As a candidate, Biden said he supports closing Guantanamo – a task his Democratic predecessor, former President Barack Obama, failed to achieve amid political opposition, despite issuing an executive order on his second day in office calling for Guantanamo to be shuttered within a year.
Hajjar, the University of California professor, said there is no influential constituency in US politics advocating to shut down the prison. With the country facing domestic and international crises, many US politicians have distanced themselves from the “war on terror” and its implications.
Hajjar also pointed out that the media has devoted little coverage to the prison in recent years. Covering Guantanamo properly, she argued, would require acknowledging that it has been a “national disgrace” and examining what went wrong since its founding. She added that the legal issues surrounding the prison are complex to explain.
“So because of that, there’s not a lot of taste in the mainstream media for covering it,” she said.
The prison, located at a US military base in Cuba, operates in an alternate legal system led by military commissions that do not guarantee the same rights traditional US courts do. The ACLU has questioned whether detainees can receive fair hearings before the commissions, given their “looser evidentiary standards”.

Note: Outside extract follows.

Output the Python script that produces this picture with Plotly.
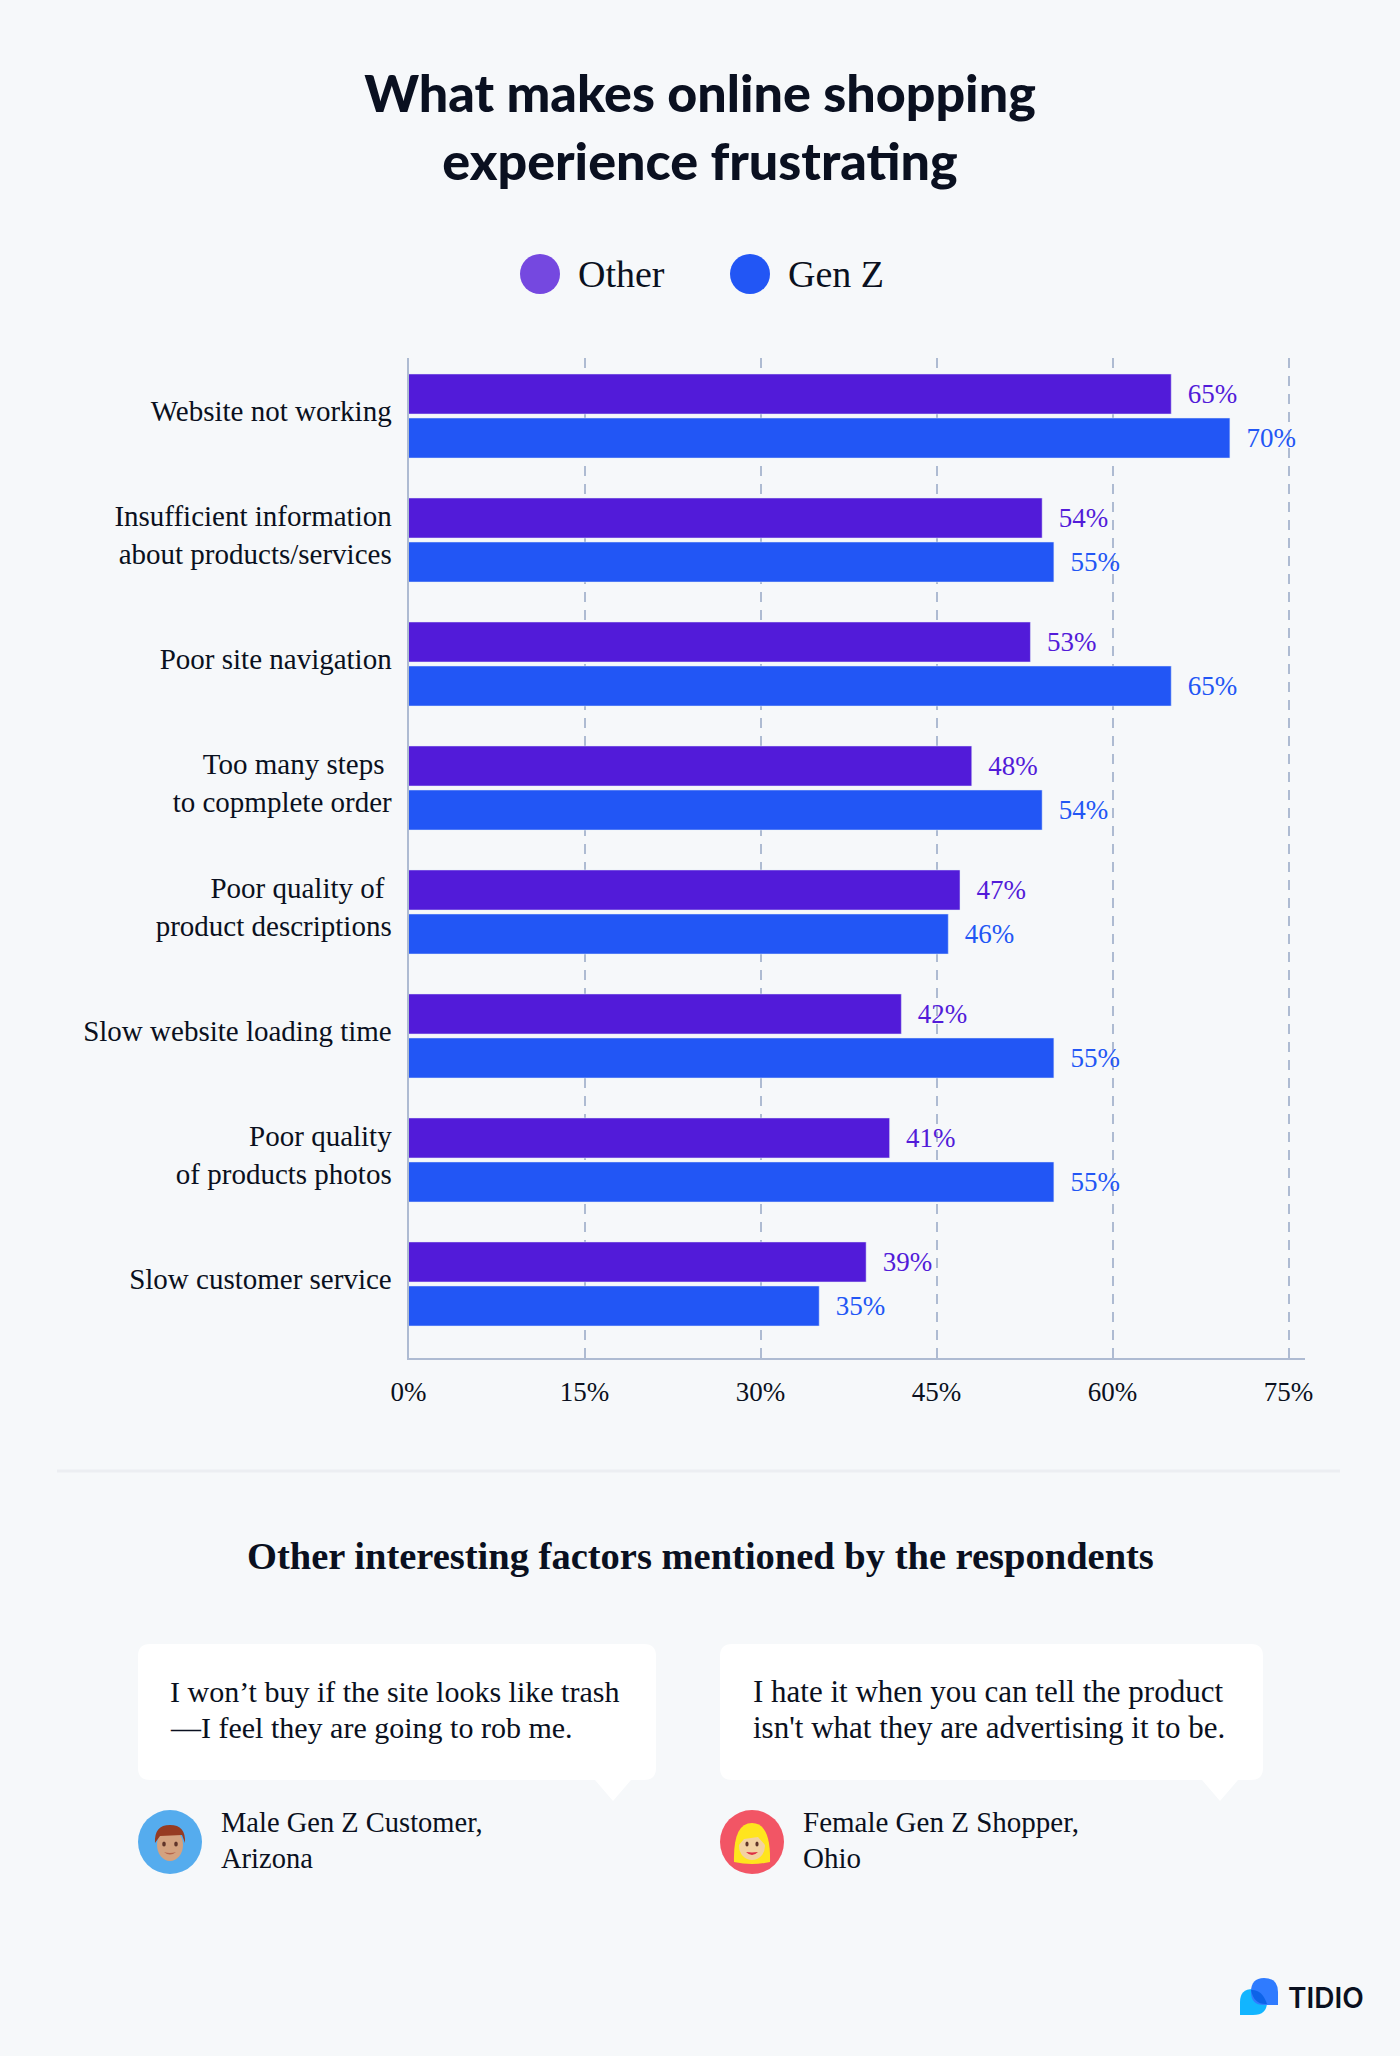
import plotly.graph_objects as go

W = 1400
H = 2056

# chart data
categories = [
    "Website not working",
    "Insufficient information<br>about products/services",
    "Poor site navigation",
    "Too many steps\u00a0<br>to copmplete order",
    "Poor quality of\u00a0<br>product descriptions",
    "Slow website loading time",
    "Poor quality<br>of products photos",
    "Slow customer service",
]
other_values = [65, 54, 53, 48, 47, 42, 41, 39]
genz_values = [70, 55, 65, 54, 46, 55, 55, 35]
x_ticks = [0, 15, 30, 45, 60, 75]
x_tick_labels = ["0%", "15%", "30%", "45%", "60%", "75%"]

BG = "#F6F8FA"
PURPLE = "#521BD9"
BLUE = "#2256F5"
GRID = "#AEBBD2"
INK = "#0A1020"
SERIF = "Liberation Serif"
SANS = "Lato"


def X(px):
    return px / W


def Y(px):
    return 1 - px / H


def path(points):
    # points are pixel pairs or (control, end) for a Q curve
    out = []
    for i, p in enumerate(points):
        if len(p) == 4:
            out.append(f"Q{X(p[0]):.5f},{Y(p[1]):.5f} {X(p[2]):.5f},{Y(p[3]):.5f}")
        else:
            out.append(("M" if i == 0 else "L") + f"{X(p[0]):.5f},{Y(p[1]):.5f}")
    return " ".join(out) + " Z"


def circle(cx, cy, rx, ry, color):
    return dict(type="circle", xref="paper", yref="paper", x0=X(cx - rx), x1=X(cx + rx),
                y0=Y(cy - ry), y1=Y(cy + ry), fillcolor=color, line_width=0)


def shape_path(points, color):
    return dict(type="path", xref="paper", yref="paper", path=path(points), fillcolor=color, line_width=0)


def text(px, py, s, size=28, color=INK, family=SERIF, anchor="left", weight=None):
    return dict(xref="paper", yref="paper", x=X(px), y=Y(py), text=s, showarrow=False,
                xanchor=anchor, yanchor="middle", align=anchor,
                font=dict(family=family, size=size, color=color, weight=weight))


def bubble(x0, x1, tail):
    y0, y1, r = 1644, 1780, 12
    return shape_path([
        (x0 + r, y0), (x1 - r, y0), (x1, y0, x1, y0 + r), (x1, y1 - r), (x1, y1, x1 - r, y1),
        (tail + 18, y1), (tail, 1801), (tail - 18, y1),
        (x0 + r, y1), (x0, y1, x0, y1 - r), (x0, y0 + r), (x0, y0, x0 + r, y0),
    ], "white")


fig = go.Figure()
fig.add_trace(go.Bar(y=categories, x=other_values, orientation="h", name="Other", marker_color=PURPLE,
                     texttemplate="\u00a0\u00a0%{x}%", textposition="outside", cliponaxis=False,
                     textfont=dict(family=SERIF, size=27, color=PURPLE)))
fig.add_trace(go.Bar(y=categories, x=genz_values, orientation="h", name="Gen Z", marker_color=BLUE,
                     texttemplate="\u00a0\u00a0%{x}%", textposition="outside", cliponaxis=False,
                     textfont=dict(family=SERIF, size=27, color=BLUE)))

shapes = [
    circle(540, 274, 20, 20, "#7548E0"),
    circle(750, 274, 20, 20, BLUE),
    dict(type="line", xref="paper", yref="paper", x0=X(57), x1=X(1340), y0=Y(1471), y1=Y(1471),
         line=dict(color="#ECEEF2", width=3)),
    bubble(138, 656, 613),
    bubble(720, 1263, 1220),
    # male avatar
    circle(170, 1842, 32, 32, "#55ACEE"),
    circle(170, 1845, 13, 16, "#D4A27F"),
    shape_path([(155, 1843), (154, 1825, 170, 1825), (186, 1825, 185, 1843), (182, 1835), (160, 1836)], "#963B22"),
    circle(164, 1844, 1.8, 2.5, "#60352A"),
    circle(176, 1844, 1.8, 2.5, "#60352A"),
    shape_path([(164, 1852), (170, 1857, 176, 1852), (170, 1854, 164, 1852)], "#B6654B"),
    # female avatar
    circle(752, 1842, 32, 32, "#F25565"),
    shape_path([(734, 1862), (733, 1823, 752, 1823), (771, 1823, 770, 1862), (752, 1866, 734, 1862)], "#FFE51E"),
    circle(752, 1846, 13, 14, "#F3D2A2"),
    shape_path([(738, 1846), (740, 1830, 752, 1830), (764, 1830, 766, 1846), (758, 1837), (744, 1839)], "#FFE51E"),
    circle(747, 1844, 1.6, 2.5, "#60352A"),
    circle(757, 1844, 1.6, 2.5, "#60352A"),
    shape_path([(746, 1852), (752, 1858, 758, 1852), (752, 1853, 746, 1852)], "#DD2E44"),
    # logo
    shape_path([(1240, 2015), (1240, 2002), (1240, 1989, 1253, 1989), (1267, 1989, 1267, 2002),
                (1267, 2015, 1253, 2015)], "#12B5FF"),
    shape_path([(1278, 2005), (1264, 2005), (1251, 2005, 1251, 1992), (1251, 1978, 1264, 1978),
                (1278, 1978, 1278, 1992)], "#2F7BFF"),
    shape_path([(1251, 1990), (1262, 1989, 1267, 2004), (1254, 2005, 1251, 1990)], "#0D63E8"),
]

annotations = [
    text(576, 274, "Other", size=38),
    text(786, 274, "Gen Z", size=38),
    text(700, 1556, "<b>Other interesting factors mentioned by the respondents</b>", size=38.5, anchor="center"),
    text(168, 1691.5, "I won\u2019t buy if the site looks like trash", size=30),
    text(168, 1727.5, "\u2014I feel they are going to rob me.", size=30),
    text(751, 1691.5, "I hate it when you can tell the product", size=31),
    text(751, 1727.5, "isn't what they are advertising it to be.", size=31),
    text(219, 1822, "Male Gen Z Customer,", size=28.5),
    text(219, 1858, "Arizona", size=28.5),
    text(801, 1822, "Female Gen Z Shopper,", size=29),
    text(801, 1858, "Ohio", size=29),
    text(1286, 1998, "TIDIO", size=28, family="Inter", weight=600),
]

fig.update_layout(
    width=W, height=H, margin=dict(l=0, r=0, t=0, b=0, autoexpand=False),
    paper_bgcolor=BG, plot_bgcolor=BG, showlegend=False,
    barmode="group", bargap=0.29, bargroupgap=0.0909,
    title=dict(text="What makes online shopping<br>experience frustrating", x=0.5, xanchor="center",
               xref="paper", yref="paper", y=Y(112), yanchor="middle",
               font=dict(family=SANS, size=52, color=INK, weight=900)),
    shapes=shapes, annotations=annotations,
)
fig.update_xaxes(domain=[X(408.5), X(1305)], range=[0, 76.4], tickvals=x_ticks, ticktext=x_tick_labels,
                 showgrid=True, gridcolor=GRID, griddash="10px,8px", gridwidth=2, zeroline=False,
                 showline=True, linecolor=GRID, linewidth=2,
                 ticks="outside", ticklen=9, tickcolor="rgba(0,0,0,0)",
                 tickfont=dict(family=SERIF, size=27, color=INK))
fig.update_yaxes(domain=[Y(1358), Y(358)], range=[7.597, -0.468], type="category",
                 showgrid=False, zeroline=False, showline=True, linecolor=GRID, linewidth=2,
                 ticks="outside", ticklen=9, tickcolor="rgba(0,0,0,0)", ticklabelshift=5,
                 tickfont=dict(family=SERIF, size=29, color=INK))

fig.write_html("out.html", config=dict(displayModeBar=False), post_script="document.body.style.margin='0';")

The group has also pointed out that detainees cannot use the legal system there to seek damages for any torture they sustained, whether at the prison itself or secret facilities run by the Central Intelligence Agency, known as “black sites”.
In a petition to the White House on Wednesday, Amnesty International USA called the prison a “glaring, longstanding stain on the human rights record of the United States”.

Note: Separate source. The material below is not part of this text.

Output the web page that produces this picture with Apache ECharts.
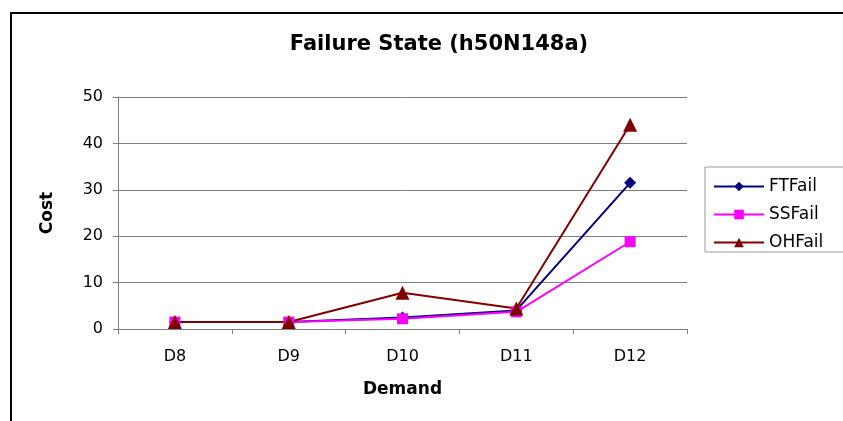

Adayfi, the former detainee, said justice for those imprisoned in Guantanamo starts by closing the facility. He also called for an apology and accountability from US officials for crimes committed there.
Adayfi, who had never been charged with a crime, was released in 2016.
The ex-Guantanamo inmate now creates art inspired by his experiences. He detailed his story in the memoir, Don’t Forget Us Here: Lost and Found at Guantanamo.
Following his release, Adayfi was sent by the US government to Serbia, where he remains today. But his struggles continue. He told Al Jazeera that most former Guantanamo detainees live “in limbo” without legal status in their host countries, unable to work, travel or even have normal social relations with others.
“It’s really hard. When you’re being released from Guantanamo, there is no kind of rehabilitation programme that helps you to move on with their life – [with] family, friends, a stable job. Uncertainty is one of the worst feelings,” Adayfi said.